Oh, how her own named irked her so. She was born “Ila Faye.”
I can remember that my sister belonged to a Dorothy club … She had a round robin letter that she sent on to other Dorothys across the country. It always irked me because I could never have such a club. Who ever heard of an Ila Faye?
She had a brother, she writes. He was the oldest. He died before he was a year old.
My mother had German Measles during the pregnancy and it left the baby with a weak heart.
There’s a photo on the daybed of her and Phil on their wedding day in 1951, looking more perfect than the couple on the white wedding cake.
When she quit her job as a music teacher and stayed home with the kids, she writes, Phil always made her feel important, that the money he made as an economics professor was their money.
When she got Parkinson’s, he wanted to move to a place like this with elevators and hand rails in the hallway.
He was too humble, she says, smiling, to put his autobiography online.
The Web site asks hundreds of questions to help shake the memories loose.
Did you know when you very first met your mate that this would be your life’s partner?

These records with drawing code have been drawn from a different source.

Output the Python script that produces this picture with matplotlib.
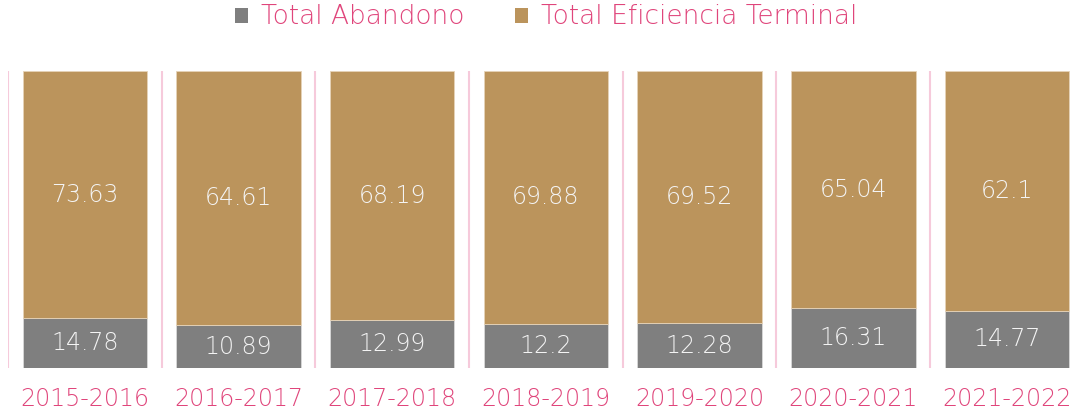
import numpy as np
import matplotlib
matplotlib.use("Agg")
import matplotlib.pyplot as plt
from matplotlib.patches import Patch

periodos = ["2015-2016", "2016-2017", "2017-2018", "2018-2019",
            "2019-2020", "2020-2021", "2021-2022"]
abandono = [14.78, 10.89, 12.99, 12.2, 12.28, 16.31, 14.77]
eficiencia = [73.63, 64.61, 68.19, 69.88, 69.52, 65.04, 62.1]
abandono_lbl = ["14.78", "10.89", "12.99", "12.2", "12.28", "16.31", "14.77"]
eficiencia_lbl = ["73.63", "64.61", "68.19", "69.88", "69.52", "65.04", "62.1"]

gris = "#7f7f7f"
oro = "#bb945c"
rosa = "#e0457b"
rosa_claro = "#f6cadb"

plt.rcParams['font.family'] = ['DejaVu Sans']

ab = np.array(abandono)
ef = np.array(eficiencia)
tot = ab + ef
ab_p = ab / tot * 100
ef_p = ef / tot * 100

fig = plt.figure(figsize=(10.73, 4.13), dpi=100)
ax = fig.add_axes([8/1073, 1-368/413, 7*153.7/1073, (368-71)/413])

x = np.arange(len(periodos))
w = 0.81
ax.bar(x, ab_p, w, color=gris, edgecolor="#d9d9d9", linewidth=0.6, zorder=2)
ax.bar(x, ef_p, w, bottom=ab_p, color=oro, edgecolor="#e6d3b8", linewidth=0.6, zorder=2)

for i in range(len(x)):
    ax.text(x[i], ab_p[i]/2, abandono_lbl[i], ha="center", va="center",
            color="#f4f4f4", fontsize=17, fontweight="light", zorder=3)
    ax.text(x[i], ab_p[i] + ef_p[i]/2, eficiencia_lbl[i], ha="center", va="center",
            color="#f4f4f4", fontsize=17, fontweight="light", zorder=3)

# separadores entre categorias
for b in np.arange(-0.5, len(x), 1.0):
    ax.axvline(b, color=rosa_claro, linewidth=1.5, zorder=1)

ax.set_xlim(-0.5, len(x) - 0.5)
ax.set_ylim(0, 100)
ax.set_xticks(x)
ax.set_xticklabels(periodos, color=rosa, fontsize=17, fontweight="light")
ax.tick_params(axis="x", length=0, pad=14)
ax.set_yticks([])
for s in ax.spines.values():
    s.set_visible(False)

handles = [Patch(facecolor=gris, label="Total Abandono"),
           Patch(facecolor=oro, label="Total Eficiencia Terminal")]
leg = fig.legend(handles=handles, loc="center", bbox_to_anchor=(546/1073, 1-17/413),
                 ncol=2, frameon=False, handlelength=0.5, handleheight=0.5,
                 handletextpad=0.5, columnspacing=1.9,
                 prop={"size": 19, "weight": "light"})
for t in leg.get_texts():
    t.set_color(rosa)

fig.savefig("out.png", dpi=100)
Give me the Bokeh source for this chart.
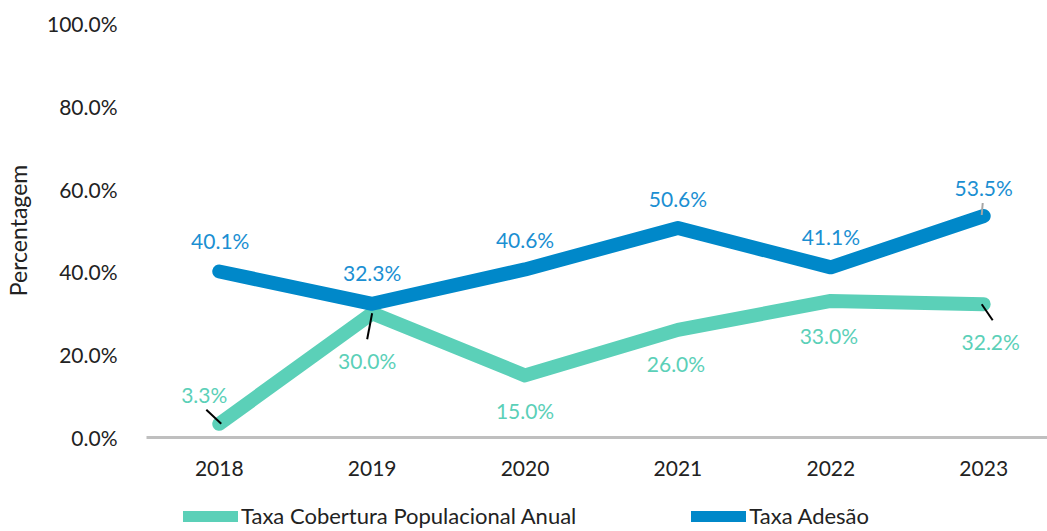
from bokeh.plotting import figure
from bokeh.layouts import column
from bokeh.models import (ColumnDataSource, Range1d, FixedTicker, PrintfTickFormatter,
                          Legend, LegendItem)
from bokeh.embed import file_html
from bokeh.resources import INLINE
from bokeh.core.properties import value

years = [2018, 2019, 2020, 2021, 2022, 2023]
cobertura = [3.3, 30.0, 15.0, 26.0, 33.0, 32.2]
adesao = [40.1, 32.3, 40.6, 50.6, 41.1, 53.5]
y_ticks = [0, 20, 40, 60, 80, 100]
series_names = ["Taxa Cobertura Populacional Anual", "Taxa Adesão"]

TEAL = "#5BD0B8"
BLUE = "#0088C9"
BLUE_TXT = "#1B8FD2"
FONT = "Lato"

W, H = 1047, 494
LH = 37
ML, MR, MT, MB = 143, 0, 23, 57
frame_w = W - ML - MR
frame_h = H - MT - MB

x0 = 2018 - 73 / 153.4
x1 = 2018 + (W - 216) / 153.4
p = figure(width=W, height=H, output_backend="svg", toolbar_location=None,
           x_range=Range1d(x0, x1), y_range=Range1d(0, 100),
           min_border_left=ML, min_border_right=MR, min_border_top=MT,
           min_border_bottom=MB)
p.outline_line_color = None
p.xgrid.visible = False
p.ygrid.visible = False

pxx = (x1 - x0) / frame_w
pxy = 100.0 / frame_h

src = ColumnDataSource(dict(x=years, c=cobertura, a=adesao,
                            cl=[f"{v:.1f}%" for v in cobertura],
                            al=[f"{v:.1f}%" for v in adesao]))

line_style = dict(line_width=14, line_cap="round", line_join="round")
p.line("x", "c", source=src, line_color=TEAL, **line_style)
p.line("x", "a", source=src, line_color=BLUE, **line_style)

# leader lines (pixel offsets relative to points)
def seg(xv, yv, a, b, color):
    p.segment(x0=[xv + a[0] * pxx], y0=[yv - a[1] * pxy],
              x1=[xv + b[0] * pxx], y1=[yv - b[1] * pxy],
              line_color=color, line_width=2)

seg(years[0], cobertura[0], (-13, -14), (2, 0), "black")
seg(years[1], cobertura[1], (-5, 26), (0, 0), "black")
seg(years[5], cobertura[5], (-2, 0), (9, 16), "black")
seg(years[5], adesao[5], (-2, -1), (-1, -13), "#A6A6A6")

# labels
a_dx = [1, 0, 0, 0, 0, 0]
a_dy = [-31, -31, -30, -30, -31, -29]
c_dx = [-15, -5, 0, -2, -2, 7]
c_dy = [-29, 47, 35, 34, 35, 37]
for i in range(len(years)):
    p.text(x=[years[i]], y=[adesao[i]], text=[src.data["al"][i]],
           x_offset=a_dx[i], y_offset=a_dy[i], text_align="center",
           text_baseline="middle", text_color=BLUE_TXT,
           text_font=value(FONT), text_font_size="21px")
    p.text(x=[years[i]], y=[cobertura[i]], text=[src.data["cl"][i]],
           x_offset=c_dx[i], y_offset=c_dy[i], text_align="center",
           text_baseline="middle", text_color=TEAL,
           text_font=value(FONT), text_font_size="21px")

# axes
p.xaxis.ticker = FixedTicker(ticks=years)
p.xaxis.axis_line_color = "#BFBFBF"
p.xaxis.axis_line_width = 3
p.xaxis.major_tick_line_color = None
p.xaxis.minor_tick_line_color = None
p.xaxis.major_label_text_font = FONT
p.xaxis.major_label_text_font_size = "21px"
p.xaxis.major_label_text_color = "#222222"
p.xaxis.major_label_standoff = 17

p.yaxis.ticker = FixedTicker(ticks=y_ticks)
p.yaxis.formatter = PrintfTickFormatter(format="%.1f%%")
p.yaxis.axis_line_color = None
p.yaxis.major_tick_line_color = None
p.yaxis.minor_tick_line_color = None
p.yaxis.major_label_text_font = FONT
p.yaxis.major_label_text_font_size = "21px"
p.yaxis.major_label_text_color = "#222222"
p.yaxis.major_label_standoff = 23
p.yaxis.axis_label = "Percentagem"
p.yaxis.axis_label_text_font = FONT
p.yaxis.axis_label_text_font_size = "23px"
p.yaxis.axis_label_text_font_style = "normal"
p.yaxis.axis_label_text_color = "#222222"
p.yaxis.axis_label_standoff = 12

# legend strip (its renderers use the same data but fall outside its ranges)
q = figure(width=W, height=LH, output_backend="svg", toolbar_location=None,
           x_range=Range1d(0, 1), y_range=Range1d(0, 1),
           x_axis_location=None, y_axis_location=None,
           min_border_left=0, min_border_right=0, min_border_top=0,
           min_border_bottom=0)
q.outline_line_color = None
q.xgrid.visible = False
q.ygrid.visible = False
leg_style = dict(line_width=11, line_cap="round", line_join="round")
lc = q.line("x", "c", source=src, line_color=TEAL, **leg_style)
la = q.line("x", "a", source=src, line_color=BLUE, **leg_style)
legend = Legend(items=[LegendItem(label=series_names[0], renderers=[lc]),
                       LegendItem(label=series_names[1], renderers=[la])],
                orientation="horizontal", location=(37, 2),
                padding=0, margin=0, spacing=115, label_standoff=3,
                glyph_width=55, glyph_height=22, label_height=22,
                label_text_font=FONT, label_text_font_size="22px",
                label_text_color="#222222", border_line_color=None,
                background_fill_alpha=0)
q.add_layout(legend, "center")

open("out.html", "w").write(file_html(column(p, q, spacing=0), INLINE))
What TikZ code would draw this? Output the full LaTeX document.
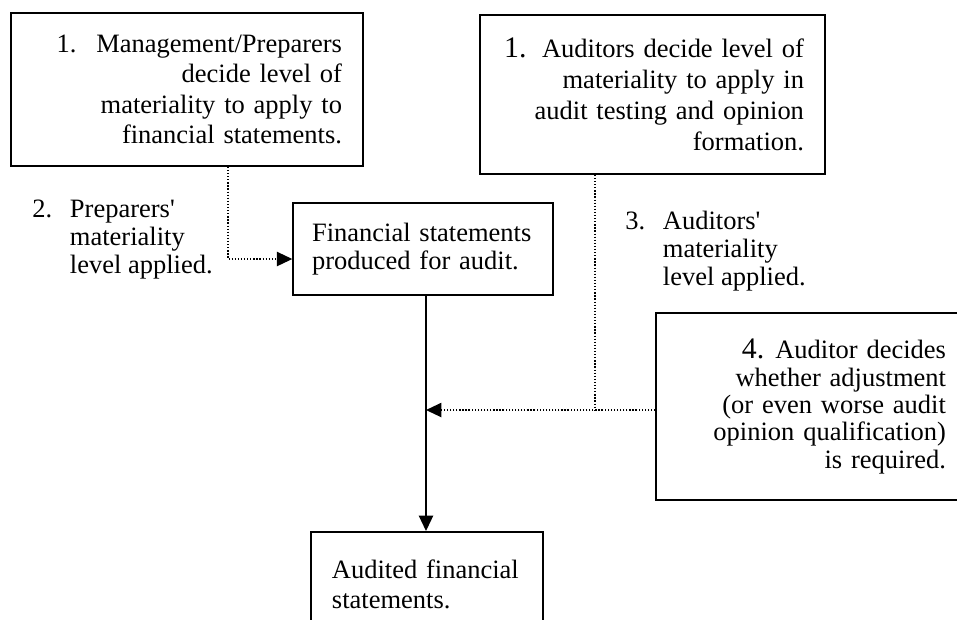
\documentclass[tikz,border=0pt]{standalone}
\usepackage{fontspec}
\setmainfont{Liberation Serif}
\usetikzlibrary{arrows.meta}

\begin{document}
\begin{tikzpicture}[
        x=0.4529pt, y=-0.4529pt,
        every node/.style={font=\fontsize{12}{13.8}\selectfont},
        box/.style={draw, line width=0.7pt, inner xsep=9.5pt, inner ysep=0pt},
        note/.style={inner sep=0pt, anchor=west, font=\fontsize{12}{12.7}\selectfont},
        dotline/.style={line width=0.6pt, dash pattern=on 0.6pt off 0.8pt},
        tip/.style={-{Triangle[length=7pt,width=6.5pt]}}
    ]
    \useasboundingbox (0,0) rectangle (957,619);
    \clip (0,0) rectangle (957,619);
    % boxes
    \node (MgmtBox) [box, align=right, text width=140.4pt, minimum height=69.3pt] at (187,89.5)
        {1.\hspace{9pt}Management/Preparers\\ decide level of\\ materiality to apply to\\ financial statements.};
    \node (AudBox) [box, align=right, text width=137.2pt, minimum height=72pt,
        font=\fontsize{12}{14}\selectfont] at (652.5,94.5)
        {{\fontsize{13.5}{14}\selectfont 1.}\hspace{7pt}Auditors decide level of\\ materiality to apply in\\ audit testing and opinion\\ formation.};
    \node (DraftBox) [box, align=left, inner xsep=8.6pt, text width=100.5pt, minimum height=41.7pt,
        font=\fontsize{12}{12.4}\selectfont] at (423,249)
        {Financial statements\\ produced for audit.};
    \node (DecideBox) [box, align=right, text width=121.8pt, minimum height=84.7pt,
        font=\fontsize{12}{12.4}\selectfont] at (811.5,406.5)
        {{\fontsize{13.5}{14}\selectfont 4.}\hspace{5pt}Auditor decides\\ whether adjustment\\ (or even worse audit\\ opinion qualification)\\ is required.};
    \node (AuditedBox) [box, anchor=north, align=left, text width=86.1pt, minimum height=47.6pt] at (427,531)
        {Audited financial\\ statements.};
    % notes
    \node (PrepNote) [note] at (32,240)
        {\begin{tabular}{@{}l@{\hspace{8pt}}l@{}}2.&Preparers\textquotesingle\\ &materiality\\ &level applied.\end{tabular}};
    \node (AudNote) [note] at (625,252)
        {\begin{tabular}{@{}l@{\hspace{8pt}}l@{}}3.&Auditors\textquotesingle\\ &materiality\\ &level applied.\end{tabular}};
    % connectors
    \coordinate (PrepBend) at (228,259);
    \coordinate (AudBend) at (595,410);
    \coordinate (Merge) at (426,410);
    \draw[dotline, tip] (MgmtBox.south -| PrepBend) -- (PrepBend) -- (DraftBox.west |- PrepBend);
    \draw[line width=0.7pt, tip] (DraftBox.south -| Merge) -- (AuditedBox.north -| Merge);
    \draw[dotline] (AudBox.south -| AudBend) -- (AudBend);
    \draw[dotline, tip] (DecideBox.west |- Merge) -- (Merge);
\end{tikzpicture}
\end{document}
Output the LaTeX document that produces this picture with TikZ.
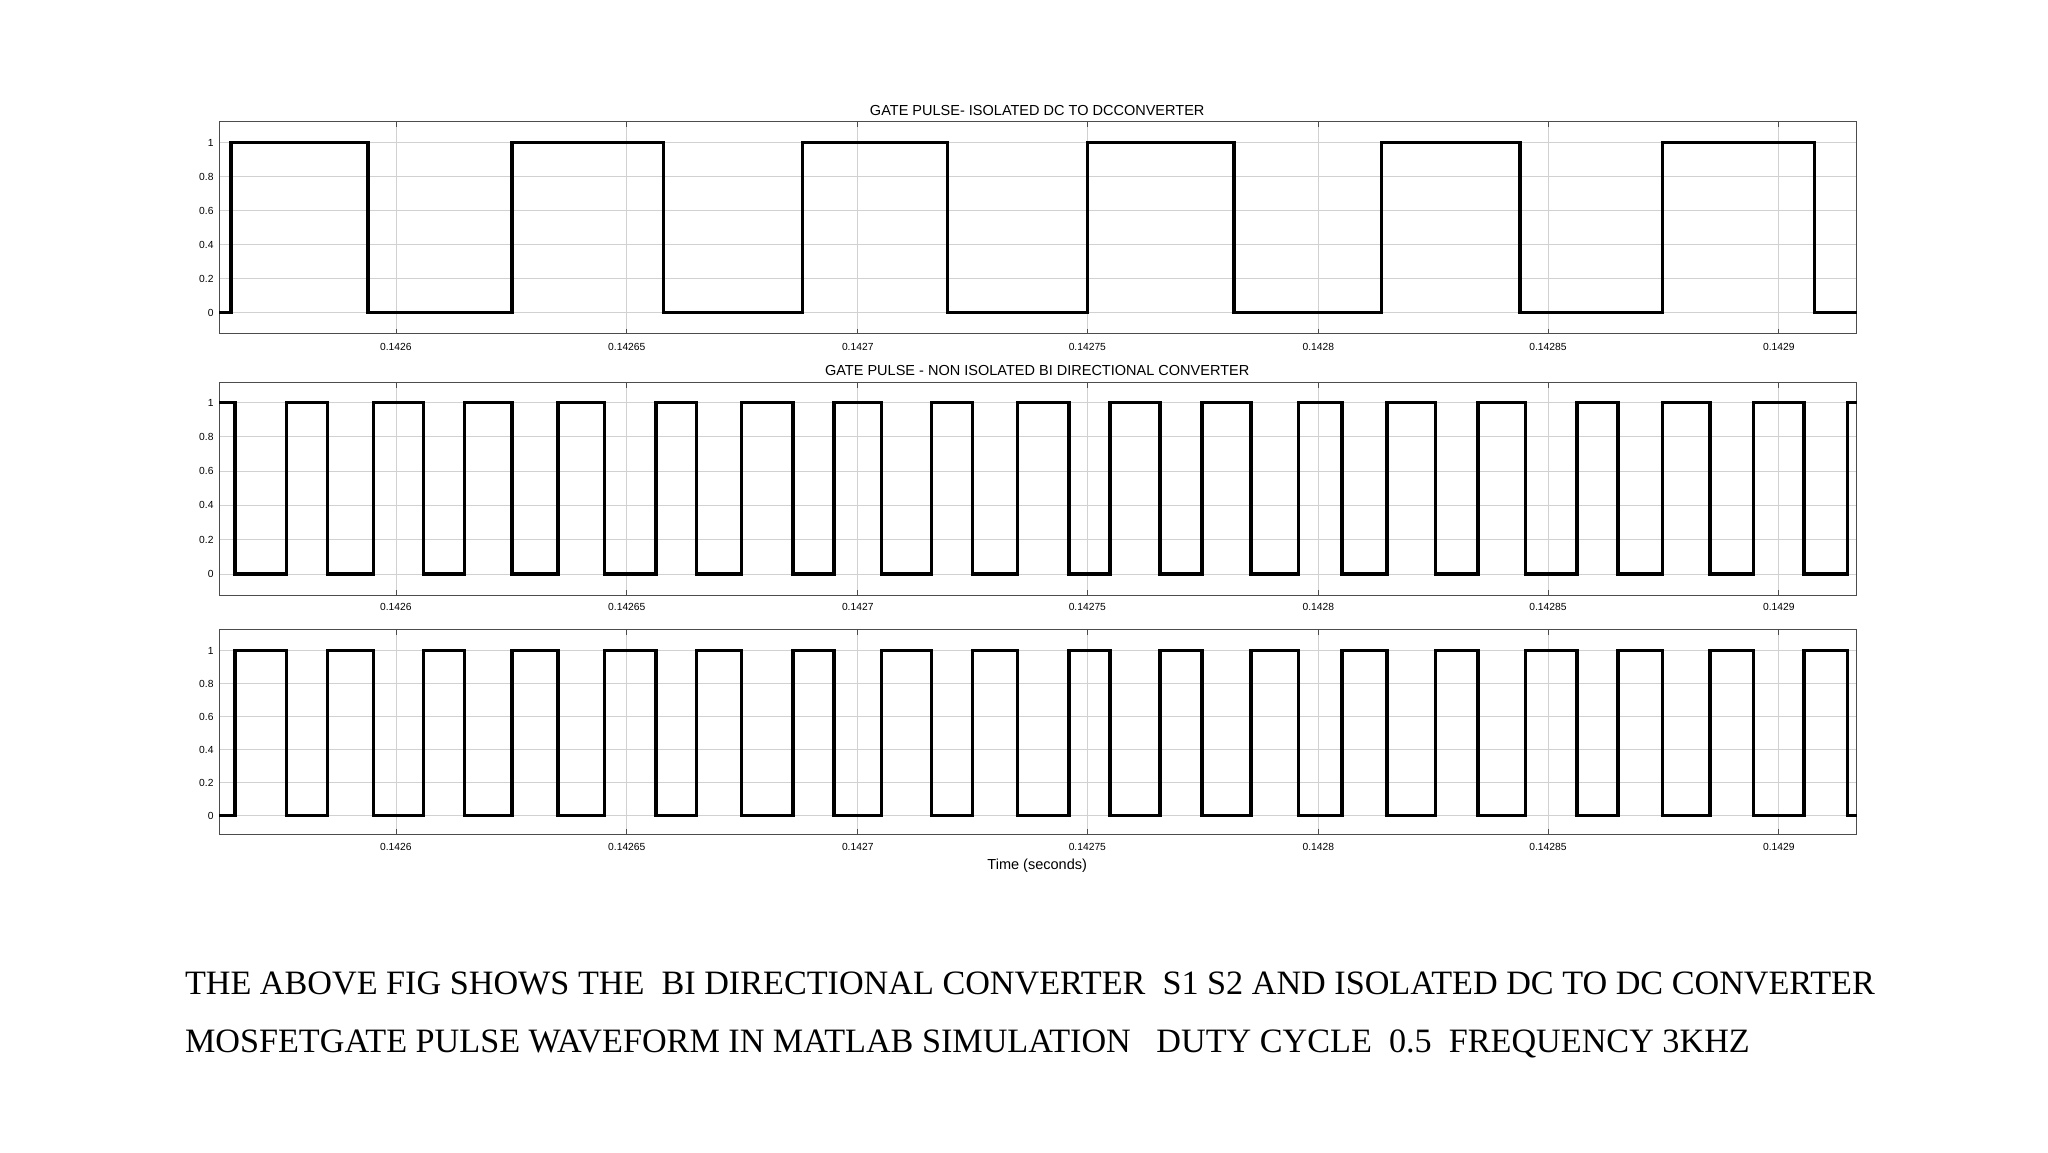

No. I had met Phil’s sister at the University of Nebraska and we had become friends. When Phil came home from the Navy his sister had picked me out for him. I was having no part of it. However, when he called me for our first date, he asked for a date for every week. I guess he thought he’d “sew up” those dates from the very start. So I guess he felt from the start that I should be his life partner. However, my mother didn’t want me to marry and that made a decision much harder for me.
What holiday did you especially like?
Christmas … When I was growing up times were really hard and we had very little money to spend celebrating Christmas. … I discovered that the teachers bought trees for the school rooms and many had families elsewhere in Nebraska so when the school closed for Christmas vacation they discarded those trees. I found that if I asked first I could have the tree to take home and we would have a real tree. …
I would go to the teacher after school that last day and drag the tree home for us to put up.
Faye titled her autobiography “Growing Up in Nebraska.” She dedicated it to their three children. It’s a work in progress, she says. She tries to answer a few questions a day.
And today, she just remembered she has to add that story about Tuffy. She knows there’s a photo of him somewhere — Tuffy at their feet during a big family dinner.
When she finds it, she’ll upload that one, too.
Reach Colleen Kenney at 473-2655 or ckenney@journalstar.com.
‘The Remembering Site’
The Landing at Williamsburg, a retirement community in south Lincoln, recently helped launch a national Web site called “The Remembering Site,” which collects autobiographies and photos from people across the nation who want to preserve family histories.
For the past year, six residents and two employees of The Landing have been testing the site by writing up their own memories, working out the bugs and making suggestions to improve the site. The autobiographies can be e-mailed to family and friends.